The EU shouldn't fight Trump's tariffs alone, former WTO chief warns

The European Union should form an alliance with the United States' other trading partners to counter the president's 'hostage-taking' tactics, Pascal Lamy said in an interview.
Former Director-General of the World Trade Organization, Pascal Lamy, in 2007. (UPI Photo/Eco Clement)

By Federica Di Sario

Federica Di Sario is a reporter at The Parliament Magazine.

24 Jul 2025

@fed_disario

The European Union should join forces with other countries targeted by US tariffs to retaliate against President Donald Trump’s “hostage-taking” tactics, a former director general of the World Trade Organization warned this week, cautioning the bloc against treating ongoing talks with Washington as conventional trade negotiations.

“The real rebalancing of this hostage-taking game…would be a strong coalition of the 80% of the US trade partners,” Pascal Lamy, who led the WTO from 2005 to 2013 and previously served as the European Commissioner for trade, told The Parliament in an interview Tuesday.

Such a coalition could be comprised of the EU, China, Indonesia, India, South Africa, Japan, South Korea and other countries. “That would be a very strong alliance,” said Lamy, who currently serves as the vice-president of the Paris Peace Forum and president of the European branch of the consultancy Brunswick Group. 

Lamy’s plea to stage a coordinated response to the US with other WTO members comes after Trump’s threat earlier this month to impose a crippling 30% baseline tariff on EU goods — even as Brussels and Washington were mired in negotiations to reach a trade deal ahead of a US-imposed 1 August deadline. The EU — America's largest trading partner — is already grappling with a 10% baseline rate on all exports to the US, along with a 50% levy on European steel and aluminium, and a 25% tax on car sales.

“My guess is that Trump does not consider this as a negotiation and that he will shoot as he said he would,” Lamy said of the president’s 30% menace.

As of late Wednesday, the EU and US were reportedly nearing a deal that would set a 15% baseline tariff on European exports, in the same vein as the agreement Trump reached with Japan earlier in the week.

Less than three months after returning to office, on what he dubbed “Liberation Day,” Trump unleashed sweeping tariffs on over 180 trading partners, including the European Union, contending they would help balance out a $773.4 billion US trade deficit. Tariffs, the president has argued, will reshape a global trade system that’s “ripped off” the US. 

From trade appeasement to retaliation?

The EU has finalised a first set of countermeasures to retaliate against the steel and aluminium tariffs, which would target roughly €21 billion in US exports to the bloc — but has repeatedly decided not to pull the trigger in a bid to avert a painful escalation of the trade conflict. European diplomats have also drafted a second set of retaliatory measures — taking aim at an additional €72 billion worth of US goods — and are now reportedly considering utilising the bloc’s powerful Anti-Coercion Instrument if a trade deal falls apart.

But for Lamy, only a broad international coalition would generate enough firepower to strike the US where it hurts most.

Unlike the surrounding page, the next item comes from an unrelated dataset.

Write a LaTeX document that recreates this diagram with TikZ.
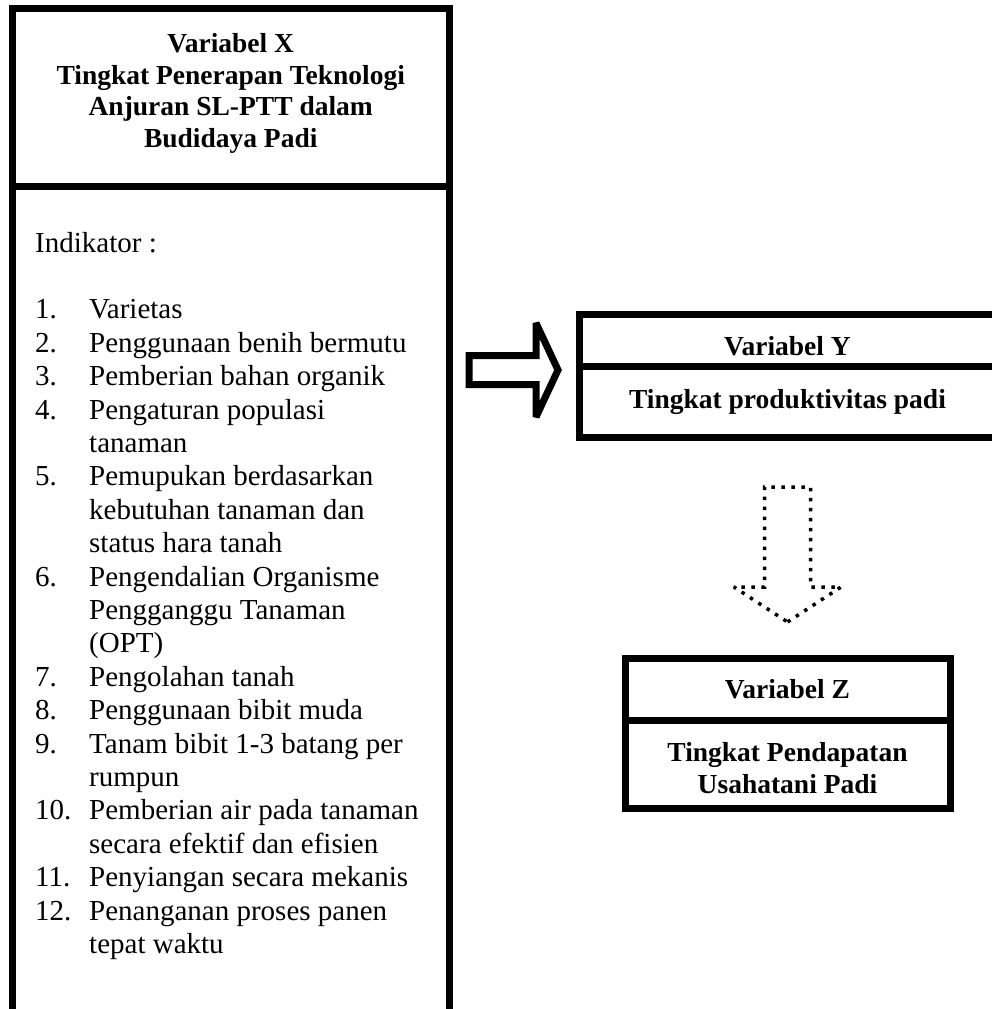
\documentclass[tikz,border=0pt]{standalone}
\usepackage{fontspec}
\setmainfont{Liberation Serif}

\tikzset{
  varbox/.style={draw, line width=7pt, outer sep=0pt, inner sep=0pt,
    anchor=north west, align=center,
    font=\fontsize{27.5}{31.6}\selectfont\bfseries},
  blockarrow/.style={draw, line width=7pt, line join=miter, miter limit=2},
  dotarrow/.style={draw, line width=3.5pt, dash pattern=on 3.5pt off 6.5pt, miter limit=2},
}

\begin{document}
\begin{tikzpicture}[x=1pt,y=-1pt]
  \useasboundingbox (0,0) rectangle (992,1009);
  \clip (0,0) rectangle (992,1009);
  % variabel X, its lower edge runs off the page
  \node[varbox, minimum width=436.5pt, minimum height=178pt, text depth=13.4pt] (xhead) at (12.5,8)
    {Variabel X\\Tingkat Penerapan Teknologi\\Anjuran SL-PTT dalam\\Budidaya Padi};
  \node[varbox, minimum width=436.5pt, minimum height=860pt] (xbody) at (xhead.south west) {};
  \node[anchor=base west, inner sep=0pt, font=\fontsize{29}{33.4}\selectfont] (xlist) at (35,252) {%
    \begin{tabular}[t]{@{}p{54pt}@{}l@{}}
      \multicolumn{2}{@{}l@{}}{Indikator :}\\
      & \\
      1. & Varietas\\
      2. & Penggunaan benih bermutu\\
      3. & Pemberian bahan organik\\
      4. & Pengaturan populasi\\
         & tanaman\\
      5. & Pemupukan berdasarkan\\
         & kebutuhan tanaman dan\\
         & status hara tanah\\
      6. & Pengendalian Organisme\\
         & Pengganggu Tanaman\\
         & (OPT)\\
      7. & Pengolahan tanah\\
      8. & Penggunaan bibit muda\\
      9. & Tanam bibit 1-3 batang per\\
         & rumpun\\
      10. & Pemberian air pada tanaman\\
          & secara efektif dan efisien\\
      11. & Penyiangan secara mekanis\\
      12. & Penanganan proses panen\\
          & tepat waktu
    \end{tabular}};

  % variabel Y
  \node[varbox, minimum width=417pt, minimum height=52pt, text height=30pt, text depth=0pt] (yhead) at (579,314) {Variabel Y};
  \node[varbox, minimum width=417pt, minimum height=71pt] (ybody) at (yhead.south west) {Tingkat produktivitas padi};

  % variabel Z
  \node[varbox, minimum width=325pt, minimum height=62pt] (zhead) at (625,658) {Variabel Z};
  \node[varbox, minimum width=325pt, minimum height=88pt, text height=58pt, text depth=0pt] (zbody) at (zhead.south west) {Tingkat Pendapatan\\Usahatani Padi};

  % X -> Y
  \coordinate (xytip) at ([shift={(-21pt,-4pt)}]yhead.south west);
  \draw[blockarrow] (xytip) -- ++(-22,-47) -- ++(0,32.5) -- ++(-67,0) -- ++(0,29)
    -- ++(67,0) -- ++(0,32.5) -- cycle;
  % Y -> Z
  \coordinate (yztip) at ([yshift=36pt]zhead.north);
  \draw[dotarrow] (yztip) -- ++(53.5,-35) -- ++(-30.5,0) -- ++(0,-100) -- ++(-46,0)
    -- ++(0,100) -- ++(-30.5,0) -- cycle;
\end{tikzpicture}
\end{document}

Yet, so far, the appetite for a coordinated reprisal against the US has been limited — even within the 27-member bloc. “Unfortunately, the EU has not been particularly active in pursuing this path,” Lamy admitted, attributing the hesitation to the EU's fear of provoking Trump into a tit-for-tat escalation that could wreak havoc on Europe’s highly export-dependent economy.

In a clear sign that the EU is prepared to pivot away from a trade regime centred around the US, European Commission President Ursula von der Leyen announced last month that Brussels was considering joining the Asian-led Comprehensive and Progressive Agreement for Trans-Pacific Partnership (CPTPP). That could be a first step towards gradually replacing  the WTO, whose authority has waned over the last decade amid increasing fragmentation in global trade.

Still, Lamy dismissed the idea. “The notion that the EU and China will join the CPTPP and that this will replace the WTO is, in my view, an extremely long shot,” he said.

For months, the EU has chosen to de-escalate at any cost. It’s a posture that has drawn accusations of appeasement, but one that Brussels has repeatedly defended as the best way to avoid being dragged into a spiralling trade war.

According to Lamy, however, that strategy is only effective if the EU and US are engaged in genuine trade negotiations. “The big question is whether this is or not a negotiation,” the expert said, noting that talks have so far resembled more "blackmail" given Trump’s ongoing threats.

And if Trump were to move forward with a 30% tariff rate, the choice is clear for Lamy.

“There’s no other option than retaliation,” he said.